Come si può parlare di un argomento come quello della famiglia, delle donne e dei segreti, mettendo in ballo Torino, senza creare un enorme calderone di cliché? Se si è Monica Coppola farlo è possibilissimo.
Parliamo di La misura imperfetta del tempo (titolo che deve aver fatto gola a qualche grande editore, visto il bestsellerone uscito qualche tempo fa con un titolo molto simile) edito da Las Vegas Edizioni, una casa editrice torinese che proprio con il romanzo di Coppola inaugura una nuova veste grafica (che approviamo a pieni voti!).
Chi è quindi Monica Coppola, che riesce a gestire tematiche che possono sembrare trite rendendole intriganti, tangibili e mai banali? Non è un’esordiente, infatti ha pubblicato per i tipi di BookSalad Viola, vertigini & vaniglia (2015), e per la stessa casa editrice ha curato anche un’antologia intitolata Dai un morso a chi vuoi tu (2016). In più ha scritto racconti per Repubblica, L’espresso e ha collaborato con il blog di Vanity Fair.
Ci troviamo davanti a qualcuno che è a suo agio con la scrittura, lo notiamo ancor di più leggendo il suo romanzo. La misura imperfetta del tempo racconta di una famiglia non perfetta, che deve venire a patti con il proprio passato. Le protagoniste sono tre donne: Zita, nonna (e madre) ormai vedova del suo Tore, Lara (figlia di Zita) donna in carriera e madre di Mia.
Le tre storie si intrecciano e rivelano la forza e il tipo di rapporto che unisce le donne, ma anche il segreto che, come tutti i silenzi, pesa come un macigno.
Mia, infatti, non ha mai conosciuto il padre. Come non l’hanno conosciuto i suoi nonni, Zita e Tore, perché Lara non ha mai voluto rivelare la sua identità. Il segreto è rimasto indisturbato fino alla morte di Tore. Per smuovere Zita dal torpore della vedovanza, Mia decide di organizzarle (nel modo maniacale che più le è consono, nonostante le sue continue ansie) una vacanza.
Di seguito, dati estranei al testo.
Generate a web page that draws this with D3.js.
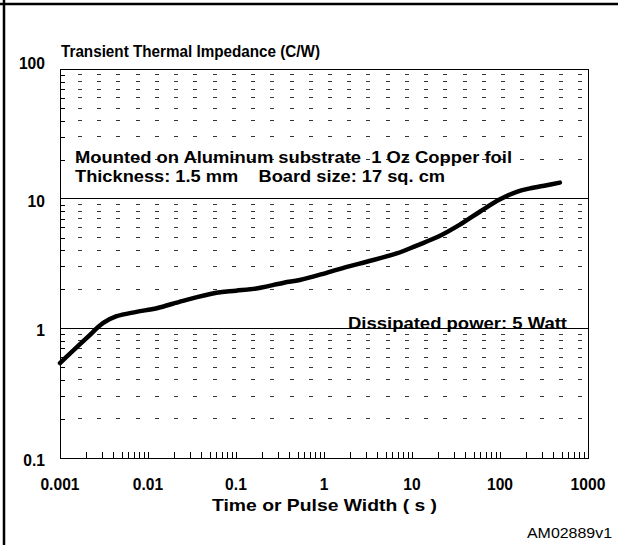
<!DOCTYPE html>
<html>
<head>
<meta charset="utf-8">
<script src="https://cdn.jsdelivr.net/npm/d3@7"></script>
<style>
body { margin: 0; background: #fff; }
text { font-family: "Liberation Sans", Arial, sans-serif; }
</style>
</head>
<body>
<div id="chart"></div>
<script>
// curve: pulse width (s) vs Zth (C/W)
var pulseWidth = [0.001, 0.002, 0.0031, 0.0044, 0.0074, 0.0126, 0.025, 0.06, 0.1, 0.17, 0.35, 0.53, 1.07, 1.97, 3.05, 6.7, 11.3, 20, 35, 59, 100, 155, 219, 339, 479];
var impedance  = [0.54, 0.84, 1.10, 1.24, 1.34, 1.43, 1.63, 1.88, 1.95, 2.03, 2.25, 2.36, 2.68, 3.02, 3.26, 3.78, 4.35, 5.1, 6.3, 7.93, 9.88, 11.3, 12.0, 12.7, 13.3];

var xTicks = [0.001, 0.01, 0.1, 1, 10, 100, 1000];
var xTickLabels = ["0.001", "0.01", "0.1", "1", "10", "100", "1000"];
var yTicks = [0.1, 1, 10, 100];
var yTickLabels = ["0.1", "1", "10", "100"];
var solidGrid = [1, 10];

var title = "Transient Thermal Impedance (C/W)";
var xTitle = "Time or Pulse Width ( s )";
var notes = ["Mounted on Aluminum substrate  1 Oz Copper foil", "Thickness: 1.5 mm    Board size: 17 sq. cm", "Dissipated power: 5 Watt"];
var figId = "AM02889v1";

var width = 618, height = 545;
// plot box (window.top is reserved, so use own names)
var plotL = 60, plotR = 588, plotT = 69, plotB = 458;

var svg = d3.select("#chart").append("svg")
    .attr("width", width)
    .attr("height", height);

var x = d3.scaleLog().domain([xTicks[0], xTicks[xTicks.length - 1]]).range([plotL, plotR]);
var y = d3.scaleLog().domain([yTicks[0], yTicks[yTicks.length - 1]]).range([plotB, plotT]);

// 2..9 multiples of each decade
var minors = function(decades) {
  var out = [];
  decades.slice(0, -1).forEach(function(d) {
    for (var m = 2; m <= 9; m++) out.push(m * d);
  });
  return out;
};
var xMinor = minors(xTicks).concat(xTicks.slice(1));
var yMinor = minors(yTicks);

// outer frame (only top and left visible)
svg.append("line").attr("x1", 0).attr("x2", width).attr("y1", 4).attr("y2", 4)
    .attr("stroke", "#000").attr("stroke-width", 2.5);
svg.append("line").attr("x1", 4).attr("x2", 4).attr("y1", 0).attr("y2", height)
    .attr("stroke", "#000").attr("stroke-width", 2.5);

// dashed grid
svg.append("g").selectAll("line")
    .data(yMinor)
    .enter()
    .append("line")
    .attr("x1", 78)
    .attr("x2", plotR)
    .attr("y1", function(d) { return y(d); })
    .attr("y2", function(d) { return y(d); })
    .attr("stroke", "#333")
    .attr("stroke-width", 1)
    .attr("stroke-dasharray", "4,15.23")
    .attr("shape-rendering", "crispEdges");

svg.append("g").selectAll("line")
    .data(solidGrid)
    .enter()
    .append("line")
    .attr("x1", plotL)
    .attr("x2", plotR)
    .attr("y1", function(d) { return y(d); })
    .attr("y2", function(d) { return y(d); })
    .attr("stroke", "#000")
    .attr("stroke-width", 1)
    .attr("shape-rendering", "crispEdges");

// y minor ticks pointing inward
svg.append("g")
    .attr("transform", "translate(" + plotL + ",0)")
    .call(d3.axisLeft(y).tickValues(yMinor).tickSize(-5).tickFormat(""))
    .call(function(g) { g.select(".domain").remove(); })
    .selectAll("line").attr("shape-rendering", "crispEdges");

// x ticks pointing inward
svg.append("g")
    .attr("transform", "translate(0," + plotB + ")")
    .call(d3.axisBottom(x).tickValues(xMinor).tickSize(-6).tickFormat(""))
    .call(function(g) { g.select(".domain").remove(); })
    .selectAll("line").attr("shape-rendering", "crispEdges");

// plot frame
svg.append("rect")
    .attr("x", plotL).attr("y", plotT)
    .attr("width", plotR - plotL).attr("height", plotB - plotT)
    .attr("fill", "none").attr("stroke", "#000").attr("stroke-width", 1)
    .attr("shape-rendering", "crispEdges");

// tick labels
svg.append("g").selectAll("text")
    .data(xTicks)
    .enter()
    .append("text")
    .attr("x", function(d) { return x(d); })
    .attr("y", 490)
    .attr("text-anchor", "middle")
    .attr("font-size", 17)
    .attr("font-weight", "bold")
    .attr("transform", function(d) { return "translate(" + x(d) + ",0) scale(0.92,1) translate(" + (-x(d)) + ",0)"; })
    .text(function(d, i) { return xTickLabels[i]; });

svg.append("g").selectAll("text")
    .data(yTicks)
    .enter()
    .append("text")
    .attr("x", 45)
    .attr("y", function(d, i) { return i === yTicks.length - 1 ? y(d) : y(d) + 8; })
    .attr("text-anchor", "end")
    .attr("font-size", 17)
    .attr("font-weight", "bold")
    .attr("transform", "translate(45,0) scale(0.92,1) translate(-45,0)")
    .text(function(d, i) { return yTickLabels[i]; });

// curve
var line = d3.line()
    .x(function(d) { return x(d[0]); })
    .y(function(d) { return y(d[1]); })
    .curve(d3.curveCatmullRom.alpha(0.5));

svg.append("path")
    .datum(d3.zip(pulseWidth, impedance))
    .attr("d", line)
    .attr("fill", "none")
    .attr("stroke", "#000")
    .attr("stroke-width", 4.5)
    .attr("stroke-linecap", "round")
    .attr("stroke-linejoin", "round");

// texts, stretched to the widths seen in the picture
var addText = function(str, tx, ty, len, size, weight) {
  svg.append("text")
    .attr("x", tx)
    .attr("y", ty)
    .attr("font-size", size)
    .attr("font-weight", weight)
    .attr("textLength", len)
    .attr("lengthAdjust", "spacingAndGlyphs")
    .style("white-space", "pre")
    .text(str);
};

addText(title, 61, 57, 259, 16, "bold");
addText(notes[0], 75, 163, 437, 16, "bold");
addText(notes[1], 75, 182, 370, 16, "bold");
addText(notes[2], 348, 329, 219, 16, "bold");
addText(xTitle, 212, 511, 225, 17, "bold");
addText(figId, 527, 538, 85, 14, "normal");
</script>
</body>
</html>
Nonostante la riluttanza, Zita accetterà, senza immaginare le conseguenze che avrà quel viaggetto alle terme.
Se Mia è presa dalle sue manie ed è incapace di capire se stessa e il mondo che la circonda, sua madre Lara è totalmente il suo opposto. Responsabile della boutique Gisèle, instancabile workaholic/stacanovista, ha in comune con Mia la capacità di creare uno scudo tra sé e il mondo, con ma consapevolezza però di poter ottenere quello che vuole. Tra lei e sua madre, oltre a una coltre di chiamate e messaggi di circostanza, ha steso il velo della distanza, trasferendosi a Milano.
E Zita? Zita è semplicemente Zita. Moglie devota, non manca di andare a trovare il suo Tore al cimitero. È una donna tutta d’un pezzo, che ha dato tutta se stessa per sua figlia prima, nonostante il passato burrascoso, e per sua nipote poi.

Monica Coppola con una scrittura chiara e pulita racconta una storia d’amore, l’amore che si prova per i propri familiari, quello che si prova per l’amato, per chi non c’è più, e anche quello più difficile di tutti, quello verso se stessi. Se a un primo impatto Zita, Lara e Mia sembrano così diverse in realtà col tempo ci si rende conto che sono molto più simili di quello che possa sembrare.
Ma Coppola non si ferma qui e crea un quadro vivo di personaggi che rendono la Torino di queste pagine colorata, viva, non stereotipata. Se è vero, come dice lei, che Torino è piena di riti scaramantici, è altrettanto vero che la versione che spesso viene raccontata della città diventa una parodia di se stessa, vittima di cliché. Coppola restituisce un racconto attuale della città, senza indugiare in manierismi di sorta. Ci sono il mercato di Porta Palazzo, la periferia con i casermoni gialli, i bar gestiti dai cinesi. Ma ci sono anche Piazza San Carlo, Piazza Carlo Felice, il Valentino e non solo. E ognuno di questi luoghi è vivido, mai posticcio.
E mai posticce sono le reazioni e i dialoghi (Andrea sarebbe potuto diventare facilmente una macchietta), che rendono ancora più piacevole la lettura.
Monica Coppola ne La misura imperfetta del tempo sa intrattenere il lettore e incuriosirlo, e allo stesso tempo sa creare un mondo pieno di personaggi difficili da dimenticare.